Showcased here is an unpainted Dr. Fate hardcopy. The piece is cast in a green urethane, commonly referred to as "dynacast". This material was prominently used for hardcopies during the mid-80's.

Hardcopies are produced using a silicone mold (this mold is created from the orginal wax figure sculpting). Once it is removed from the mold it may serve a number of purposes. It might remain unpainted and ultimately be used to create a negative epoxy "hardmold", which is used in the cutting of the steel production mold. This negative epoxy mold is essential since one cannot pantograph from a positive object to yield a negative mold. The process must be done from negative to negative. When used for this purpose, the hardcopy is referred to as a "tooling master" or "tooling hardcopy".

Extra hardcopies are also poured as a precaution, should something happen to the tooling master. These extras would remain unpainted as well. If a hardcopy is not destined for tooling or backup, then it will more than likely be handpainted for use in catalog photography, trade shows, or as a paintmaster. Most paintmasters for the Super Powers line are cast in a milky white proto plastic (commonly referred to as internal first shots), but I have seen dynacast paintmasters.

The above shot shows the hardcopy on the left and the production figure on the right. Astute eyes will notice the hardcopy is slightly larger than the production toy. Resin such as dynacast is not susceptible to shrinkage like the injection molded plastic used to create the production toy. Collectors should always look for this size difference when evaluating a hardcopy. Hardcopies never possess copyright information or holes in the feet, since these are added much farther along in the production process.

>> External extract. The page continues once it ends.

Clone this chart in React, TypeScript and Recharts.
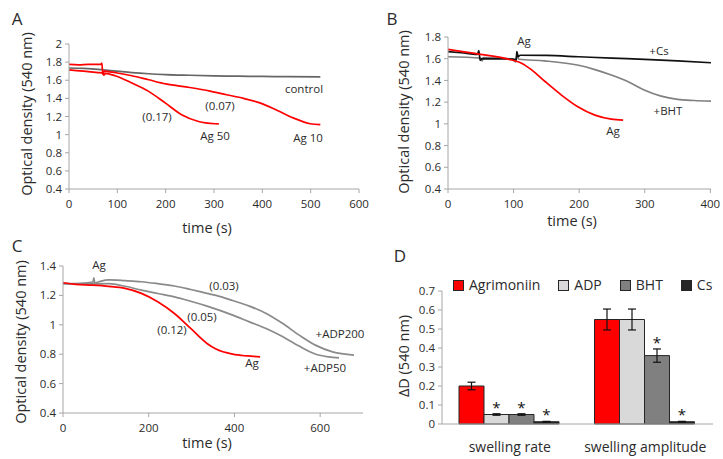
import React from 'react';
import {
  Bar,
  BarChart,
  ErrorBar,
  LabelList,
  Line,
  LineChart,
  XAxis,
  YAxis,
} from 'recharts';

const FONT = '"Open Sans", "Noto Sans", sans-serif';
const RED = '#ff0000';
const AXIS = '#a6a6a6';
const TEXT = '#2b2b2b';

// Panel A: [time (s), optical density]
const controlA = [[0, 1.735], [30, 1.73], [60, 1.72], [70, 1.715], [100, 1.7], [130, 1.685], [165, 1.672], [200, 1.663], [250, 1.655], [300, 1.648], [350, 1.645], [400, 1.642], [450, 1.64], [520, 1.637]];
const ag10A = [[0, 1.775], [20, 1.77], [40, 1.775], [66, 1.775], [68, 1.79], [70, 1.665], [73, 1.7], [80, 1.695], [100, 1.68], [130, 1.65], [165, 1.605], [200, 1.56], [250, 1.52], [292, 1.48], [326, 1.44], [361, 1.4], [395, 1.35], [430, 1.27], [464, 1.185], [499, 1.12], [520, 1.11]];
const ag50A = [[0, 1.715], [30, 1.7], [60, 1.685], [70, 1.68], [72, 1.655], [75, 1.675], [95, 1.65], [130, 1.57], [164, 1.48], [199, 1.35], [233, 1.22], [268, 1.145], [302, 1.12], [310, 1.118]];

// Panel B
const csB = [[0, 1.665], [20, 1.655], [45, 1.64], [47, 1.675], [49, 1.585], [52, 1.6], [75, 1.598], [100, 1.597], [104, 1.59], [105, 1.665], [107, 1.62], [110, 1.632], [150, 1.63], [199, 1.618], [250, 1.605], [300, 1.594], [350, 1.58], [401, 1.563]];
const bhtB = [[0, 1.618], [50, 1.605], [52, 1.58], [54, 1.61], [98, 1.597], [103, 1.57], [105, 1.63], [108, 1.595], [147, 1.58], [199, 1.54], [224, 1.5], [249, 1.45], [274, 1.39], [300, 1.31], [325, 1.255], [350, 1.225], [375, 1.215], [401, 1.21]];
const agB = [[0, 1.686], [47, 1.643], [97, 1.588], [113, 1.557], [128, 1.495], [148, 1.39], [173, 1.265], [198, 1.157], [224, 1.08], [249, 1.043], [267, 1.034]];

// Panel C
const agC = [[0, 1.286], [30, 1.275], [69, 1.27], [107, 1.262], [145, 1.248], [183, 1.214], [221, 1.157], [260, 1.077], [298, 0.975], [336, 0.873], [357, 0.835], [396, 0.8], [430, 0.788], [460, 0.782]];
const adp50C = [[0, 1.28], [50, 1.278], [107, 1.28], [145, 1.262], [183, 1.236], [221, 1.213], [260, 1.19], [298, 1.16], [336, 1.127], [396, 1.066], [435, 1.02], [474, 0.975], [512, 0.92], [551, 0.855], [590, 0.8], [620, 0.782], [644, 0.775]];
const adp200C = [[0, 1.28], [40, 1.282], [70, 1.29], [72, 1.32], [74, 1.285], [84, 1.293], [107, 1.305], [145, 1.3], [183, 1.293], [221, 1.28], [260, 1.264], [298, 1.24], [336, 1.214], [357, 1.2], [396, 1.165], [435, 1.127], [474, 1.077], [512, 1.01], [551, 0.93], [590, 0.86], [629, 0.816], [679, 0.794]];

// Panel D
const categoriesD = ['swelling rate', 'swelling amplitude'];
const seriesD = ['Agrimoniin', 'ADP', 'BHT', 'Cs'];
const colorsD = [RED, '#d9d9d9', '#808080', '#262626'];
const valuesD = [
  [0.2, 0.55],
  [0.05, 0.55],
  [0.05, 0.36],
  [0.012, 0.012],
];
const errorsD = [
  [0.02, 0.055],
  [0.004, 0.055],
  [0.004, 0.035],
  [0.002, 0.002],
];
const starsD = [
  [false, false],
  [true, false],
  [true, true],
  [true, true],
];

const ticksA = [0.4, 0.6, 0.8, 1, 1.2, 1.4, 1.6, 1.8, 2];
const ticksB = [0.4, 0.6, 0.8, 1, 1.2, 1.4, 1.6, 1.8];
const ticksC = [0.4, 0.6, 0.8, 1, 1.2, 1.4];
const ticksD = [0, 0.1, 0.2, 0.3, 0.4, 0.5, 0.6, 0.7];

const toPoints = (pairs: number[][]) => pairs.map(([t, v]) => ({ t, v }));

const tickStyle = { fill: TEXT, fontSize: 11.5, fontFamily: FONT };

const barData = categoriesD.map((name, i) => {
  const row: any = { name };
  seriesD.forEach((s, k) => {
    row[s] = valuesD[k][i];
    row[s + '_err'] = errorsD[k][i];
  });
  return row;
});

function Txt({ x, y, size = 11.5, rotate = 0, children }: any) {
  return (
    <div
      style={{
        position: 'absolute',
        left: x,
        top: y,
        transform: `translate(-50%, -50%) rotate(${rotate}deg)`,
        fontFamily: FONT,
        fontSize: size,
        color: TEXT,
        whiteSpace: 'nowrap',
        lineHeight: 1,
      }}
    >
      {children}
    </div>
  );
}

function LinePanel({ left, top, width, height, margin, yWidth, xHeight, xMax, xTicks, yMin, yMax, yTicks, lines }: any) {
  return (
    <div style={{ position: 'absolute', left, top }}>
      <LineChart width={width} height={height} margin={margin}>
        <XAxis
          type="number"
          dataKey="t"
          domain={[0, xMax]}
          ticks={xTicks}
          height={xHeight}
          stroke={AXIS}
          tickSize={4}
          tickMargin={7}
          tick={tickStyle}
        />
        <YAxis
          type="number"
          dataKey="v"
          domain={[yMin, yMax]}
          ticks={yTicks}
          width={yWidth}
          stroke={AXIS}
          tickSize={4}
          tickMargin={3}
          tick={tickStyle}
        />
        {lines.map((l: any, i: number) => (
          <Line
            key={i}
            data={toPoints(l.data)}
            dataKey="v"
            type="monotone"
            stroke={l.color}
            strokeWidth={1.7}
            dot={false}
            isAnimationActive={false}
          />
        ))}
      </LineChart>
    </div>
  );
}

const starContent = (k: number) => (props: any) => {
  const { x, y, width, height, index, value } = props;
  if (!starsD[k][index]) return null;
  const errPx = value ? (height / value) * errorsD[k][index] : 0;
  return (
    <text
      x={x + width / 2}
      y={y - errPx - 1}
      textAnchor="middle"
      fontSize={15}
      fontFamily={FONT}
      fill="#111"
    >
      *
    </text>
  );
};

export default function App() {
  return (
    <div style={{ position: 'absolute', left: 0, top: 0, width: 723, height: 459, background: '#fff', overflow: 'hidden' }}>
      <LinePanel
        left={0}
        top={0}
        width={380}
        height={230}
        margin={{ top: 44, right: 21, left: 0, bottom: 0 }}
        yWidth={69}
        xHeight={41}
        xMax={600}
        xTicks={[0, 100, 200, 300, 400, 500, 600]}
        yMin={0.4}
        yMax={2}
        yTicks={ticksA}
        lines={[
          { data: controlA, color: '#666666' },
          { data: ag10A, color: RED },
          { data: ag50A, color: RED },
        ]}
      />
      <LinePanel
        left={362}
        top={0}
        width={361}
        height={230}
        margin={{ top: 37, right: 12, left: 0, bottom: 0 }}
        yWidth={86}
        xHeight={41}
        xMax={400}
        xTicks={[0, 100, 200, 300, 400]}
        yMin={0.4}
        yMax={1.8}
        yTicks={ticksB}
        lines={[
          { data: bhtB, color: '#808080' },
          { data: csB, color: '#111111' },
          { data: agB, color: RED },
        ]}
      />
      <LinePanel
        left={0}
        top={230}
        width={380}
        height={229}
        margin={{ top: 36, right: 17, left: 0, bottom: 0 }}
        yWidth={63}
        xHeight={46}
        xMax={700}
        xTicks={[0, 200, 400, 600]}
        yMin={0.4}
        yMax={1.4}
        yTicks={ticksC}
        lines={[
          { data: adp50C, color: '#8a8a8a' },
          { data: adp200C, color: '#8a8a8a' },
          { data: agC, color: RED },
        ]}
      />
      <div style={{ position: 'absolute', left: 362, top: 230 }}>
        <BarChart
          width={361}
          height={229}
          data={barData}
          margin={{ top: 61, right: 10, left: 0, bottom: 0 }}
          barCategoryGap={17}
          barGap={0}
        >
          <XAxis
            dataKey="name"
            height={35}
            stroke={AXIS}
            tickLine={false}
            tickSize={0}
            tickMargin={18}
            tick={{ fill: TEXT, fontSize: 14, fontFamily: FONT }}
          />
          <YAxis
            type="number"
            domain={[0, 0.7]}
            ticks={ticksD}
            width={80}
            stroke={AXIS}
            tickSize={4}
            tickMargin={3}
            tick={tickStyle}
          />
          {seriesD.map((s, k) => (
            <Bar
              key={s}
              dataKey={s}
              fill={colorsD[k]}
              stroke="#262626"
              strokeWidth={1}
              isAnimationActive={false}
            >
              <ErrorBar dataKey={s + '_err'} width={4} stroke="#111" strokeWidth={1.2} />
              <LabelList dataKey={s} content={starContent(k)} />
            </Bar>
          ))}
        </BarChart>
      </div>

      {/* panel letters */}
      <Txt x={17} y={18} size={17}>A</Txt>
      <Txt x={392} y={18} size={17}>B</Txt>
      <Txt x={17} y={245} size={17}>C</Txt>
      <Txt x={400} y={255} size={17}>D</Txt>

      {/* axis titles */}
      <Txt x={27} y={114} size={14.5} rotate={-90}>Optical density (540 nm)</Txt>
      <Txt x={404} y={112} size={14.5} rotate={-90}>Optical density (540 nm)</Txt>
      <Txt x={21} y={342} size={14.5} rotate={-90}>Optical density (540 nm)</Txt>
      <Txt x={404} y={356} size={14.5} rotate={-90}>ΔD (540 nm)</Txt>
      <Txt x={207} y={228} size={14.5}>time (s)</Txt>
      <Txt x={572} y={221} size={14.5}>time (s)</Txt>
      <Txt x={207} y={443} size={14.5}>time (s)</Txt>

      {/* annotations A */}
      <Txt x={304} y={89}>control</Txt>
      <Txt x={220} y={106}>(0.07)</Txt>
      <Txt x={157} y={117}>(0.17)</Txt>
      <Txt x={215} y={136}>Ag 50</Txt>
      <Txt x={308} y={138}>Ag 10</Txt>

      {/* annotations B */}
      <Txt x={524} y={41}>Ag</Txt>
      <Txt x={659} y={51}>+Cs</Txt>
      <Txt x={668} y={111}>+BHT</Txt>
      <Txt x={613} y={131}>Ag</Txt>

      {/* annotations C */}
      <Txt x={99} y={265}>Ag</Txt>
      <Txt x={224} y={286}>(0.03)</Txt>
      <Txt x={202} y={317}>(0.05)</Txt>
      <Txt x={172} y={330}>(0.12)</Txt>
      <Txt x={340} y={334}>+ADP200</Txt>
      <Txt x={325} y={368}>+ADP50</Txt>
      <Txt x={252} y={363}>Ag</Txt>

      {/* legend D */}
      <div style={{ position: 'absolute', left: 453, top: 276, display: 'flex', alignItems: 'center', gap: 18, fontFamily: FONT, fontSize: 14, color: TEXT, lineHeight: '18px' }}>
        {seriesD.map((s, k) => (
          <div key={s} style={{ display: 'flex', alignItems: 'center', gap: 5 }}>
            <span style={{ width: 9, height: 9, background: colorsD[k], border: '1px solid #262626', display: 'inline-block' }} />
            <span>{s}</span>
          </div>
        ))}
      </div>
    </div>
  );
}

This is a nice hardcopy of a prominent hero of the Super Powers line. The left thigh is actually a Superman hardcopy piece, but serves well for display purposes. If you look closely at any Super Powers figure, you'll notice each thigh sculpt is entirely different. At one time, I thought they simply reused certain thighes for multiple figures but this is certainly not the case. Features like muscle definition and briefs are all unique for each character's thigh. It certainly speaks marvels for the time and effort that went into sculpting each figure. While Kenner could have went with uniform pieces on areas like the thigh, they chose to sculpt each figure in a totally unique manner. I'd expect nothing less from what I consider to be the greatest toy company of all time.